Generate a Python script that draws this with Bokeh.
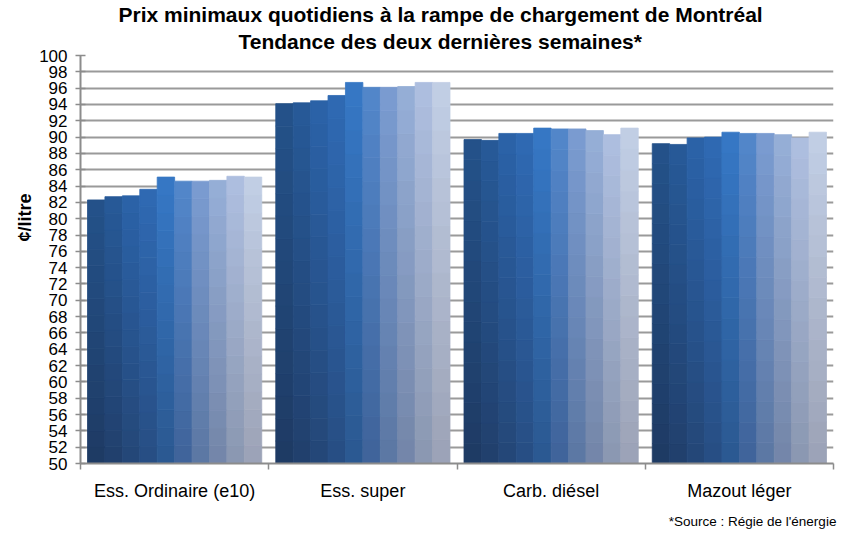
from bokeh.plotting import figure
from bokeh.models import (Range1d, LinearAxis, FixedTicker, Title, ColumnDataSource, Grid)
from bokeh.embed import file_html
from bokeh.resources import INLINE

# ---- data ----
categories = ["Ess. Ordinaire (e10)", "Ess. super", "Carb. diésel", "Mazout léger"]
ordinaire = [82.3, 82.7, 82.8, 83.6, 85.1, 84.6, 84.6, 84.7, 85.2, 85.1]
essence_super = [94.1, 94.2, 94.45, 95.1, 96.7, 96.1, 96.1, 96.2, 96.7, 96.7]
diesel = [89.7, 89.6, 90.45, 90.45, 91.1, 91.0, 91.0, 90.8, 90.3, 91.1]
mazout = [89.2, 89.1, 89.9, 90.0, 90.6, 90.45, 90.45, 90.3, 89.9, 90.6]
y_ticks = list(range(50, 101, 2))
title_lines = ["Prix minimaux quotidiens à la rampe de chargement de Montréal",
               "Tendance des deux dernières semaines*"]
footnote = "*Source : Régie de l'énergie"

top_colors = ["#24528A", "#275A98", "#2B63A9", "#2F6AB4", "#3678C6",
              "#5387CB", "#7B9CD1", "#96AFD8", "#AEBFE0", "#C2CFE6"]
bottom_colors = ["#1E3A63", "#213F6C", "#244676", "#274D82", "#2B5890",
                 "#3F6399", "#5B77A3", "#7385A8", "#8A97B1", "#9BA2B6"]

groups = [ordinaire, essence_super, diesel, mazout]
BASE = 50
FONT = "Liberation Sans"


def hex2rgb(h):
    h = h.lstrip("#")
    return tuple(int(h[i:i + 2], 16) for i in (0, 2, 4))


def lerp(c1, c2, t):
    a, b = hex2rgb(c1), hex2rgb(c2)
    return "#%02x%02x%02x" % tuple(int(round(a[j] + (b[j] - a[j]) * t)) for j in range(3))


p = figure(width=838, height=533, output_backend="svg", toolbar_location=None,
           x_range=Range1d(0, 4), y_range=Range1d(50, 100),
           x_axis_type=None, y_axis_type=None,
           min_border_left=80, min_border_right=5, min_border_top=53,
           min_border_bottom=70)
p.title = None
p.outline_line_color = None
p.background_fill_color = "white"
p.border_fill_color = "white"

# y axis
yax = LinearAxis(ticker=FixedTicker(ticks=y_ticks))
yax.axis_line_color = "#8c8c8c"
yax.axis_line_width = 2
yax.major_tick_line_color = "#8c8c8c"
yax.major_tick_line_width = 1.5
yax.major_tick_in = 5
yax.major_tick_out = 5
yax.minor_tick_line_color = None
yax.major_label_text_font = FONT
yax.major_label_text_font_size = "17px"
yax.major_label_text_color = "black"
yax.major_label_standoff = 8
p.add_layout(yax, "left")

# horizontal grid
grid = Grid(dimension=1, ticker=yax.ticker, grid_line_color="#9a9a9a", grid_line_width=2)
p.add_layout(grid)

# bars with a vertical gradient (drawn as stacked slices)
N = 16
n_series = len(top_colors)
group_frac = 174.0 / 188.0
bw = group_frac / n_series
xs, ws, tops, bots, cols = [], [], [], [], []
for g, vals in enumerate(groups):
    for i, v in enumerate(vals):
        xc = g + 0.5 + (i - (n_series - 1) / 2.0) * bw
        for k in range(N):
            b = BASE + (v - BASE) * k / N
            t = BASE + (v - BASE) * (k + 1) / N
            xs.append(xc)
            ws.append(bw)
            bots.append(b)
            tops.append(t)
            cols.append(lerp(bottom_colors[i], top_colors[i], (k + 0.5) / N))
src = ColumnDataSource(dict(x=xs, w=ws, top=tops, bottom=bots, c=cols))
p.vbar(x="x", width="w", top="top", bottom="bottom", fill_color="c",
       line_color="c", line_width=0.8, source=src)

# x axis: line with ticks at the category boundaries (no labels)
xax1 = LinearAxis(ticker=FixedTicker(ticks=[], minor_ticks=[0, 1, 2, 3, 4]))
xax1.axis_line_color = "#8c8c8c"
xax1.axis_line_width = 2
xax1.major_tick_line_color = None
xax1.major_tick_in = 0
xax1.major_tick_out = 6
xax1.minor_tick_line_color = "#8c8c8c"
xax1.minor_tick_line_width = 1.5
xax1.minor_tick_in = 0
xax1.minor_tick_out = 6
xax1.major_label_standoff = 0
p.add_layout(xax1, "below")

# x axis: category labels centred between ticks
centers = [g + 0.5 for g in range(len(categories))]
xax2 = LinearAxis(ticker=FixedTicker(ticks=centers))
xax2.major_label_overrides = {c: lab for c, lab in zip(centers, categories)}
xax2.axis_line_color = None
xax2.major_tick_line_color = None
xax2.minor_tick_line_color = None
xax2.major_label_text_font = FONT
xax2.major_label_text_font_size = "18px"
xax2.major_label_text_color = "black"
xax2.major_label_standoff = 5
p.add_layout(xax2, "below")

# footnote, set as a label-only axis row at the bottom right
foot_pos = 3.57
xax3 = LinearAxis(ticker=FixedTicker(ticks=[foot_pos]))
xax3.major_label_overrides = {foot_pos: footnote}
xax3.axis_line_color = None
xax3.major_tick_line_color = None
xax3.minor_tick_line_color = None
xax3.major_label_text_font = FONT
xax3.major_label_text_font_size = "13.5px"
xax3.major_label_text_color = "black"
xax3.major_label_standoff = 4
p.add_layout(xax3, "below")

# y label as a left title (shifted upward)
ylab = Title(text="¢/litre", align="left", offset=222, text_font=FONT,
             text_font_size="18px", text_font_style="bold", text_color="black",
             standoff=4)
p.add_layout(ylab, "left")

# two-line main title (second line added first: it sits nearest the frame)
t2 = Title(text=title_lines[1], align="left", offset=158,
           text_font=FONT, text_font_size="21px", text_font_style="bold",
           text_color="black", standoff=5)
t1 = Title(text=title_lines[0], align="left", offset=38, text_font=FONT,
           text_font_size="21px", text_font_style="bold", text_color="black",
           standoff=0)
p.add_layout(t2, "above")
p.add_layout(t1, "above")

open("out.html", "w").write(file_html(p, INLINE))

•••••

Extract all lines containing the word "with".

• _Written reply_
Generate a Python script that draws this with Bokeh.
# bars with a vertical gradient (drawn as stacked slices)
# x axis: line with ticks at the category boundaries (no labels)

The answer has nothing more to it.